Thursday, July 26, 2012

Fish boil


A terrifically simple yet oddly satisfying culinary experience, this practice of Wisconsin lumberjacks turned into tourist attraction is really a must-do for a foodie in Door County.

We went to the Old Post Office in Ephraim, one of a handful of places that do a real fish boil more or less daily. We sat on benches in a circle out back where a wood fire kept a big black kettle boiling. Earl, the "boilmaster," came out and tossed in the potatoes and onions. After a while he came back out with a big pan full of Lake Michigan whitefish, trimmed and cut into serving portions. After explaining that the fish are added about 20 minutes into the boil and that they must cook 8 to 11 minutes, he set the pan, which had holes like a steamer, into the kettle and amused us with corny puns while the fish cooked.

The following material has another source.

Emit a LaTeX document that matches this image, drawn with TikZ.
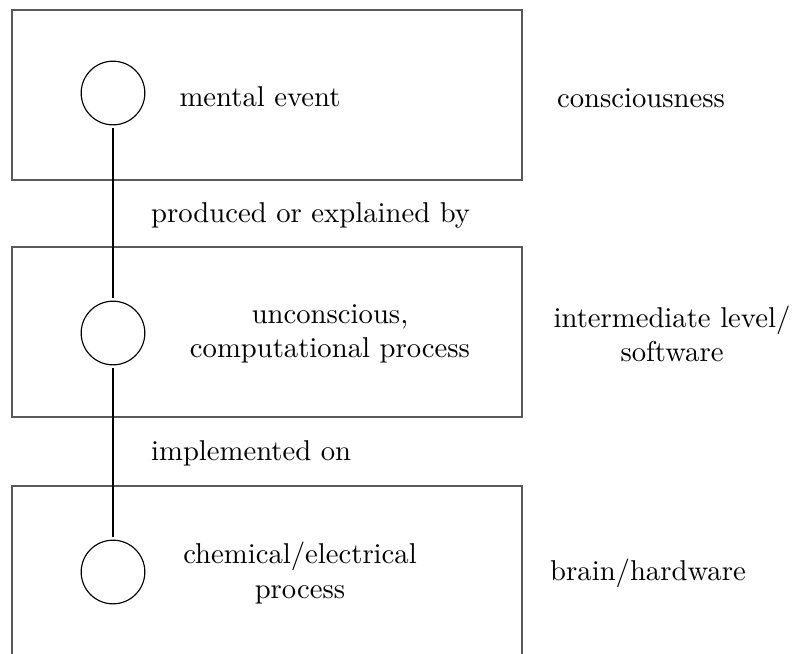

The dramatic moment of the fish boil is when they throw kerosene on the fire at the end, making it flame up, enveloping the kettle, and causing the contents to boil over, removing all the scum and detritus that may have floated to the top. They take the kettle contents -- boiled fish, potatoes and onions -- and serve it remarkably efficiently, with drawn butter, cole slaw and bread.

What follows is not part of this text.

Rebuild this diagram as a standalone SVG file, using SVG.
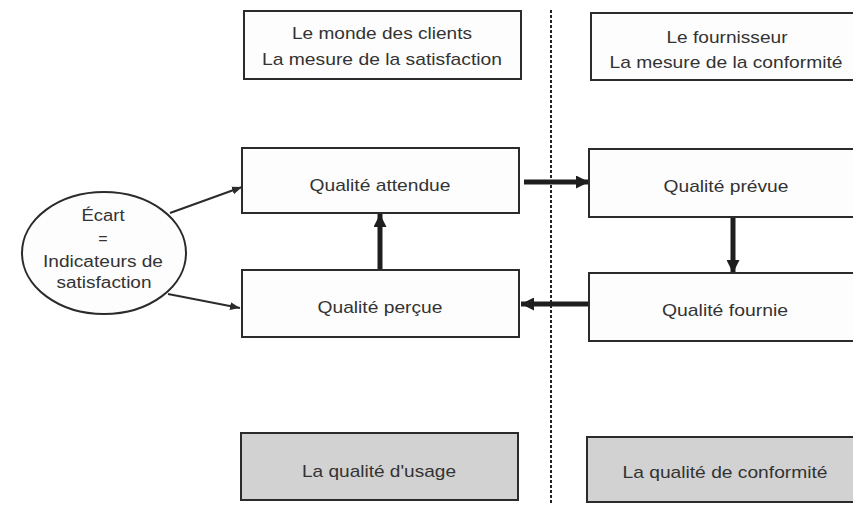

I thought the fish was great -- very fresh, with a delicate flavor more robust than from poaching. They come along and remove the center bone and the most obvious pin bones, so I encountered only one or two smaller bones. (Andrea took the fried chicken option because she doesn't like bones in fish.) The only drawback was that Ephraim turned out to be dry so there was no wine or beer unless you brought your own.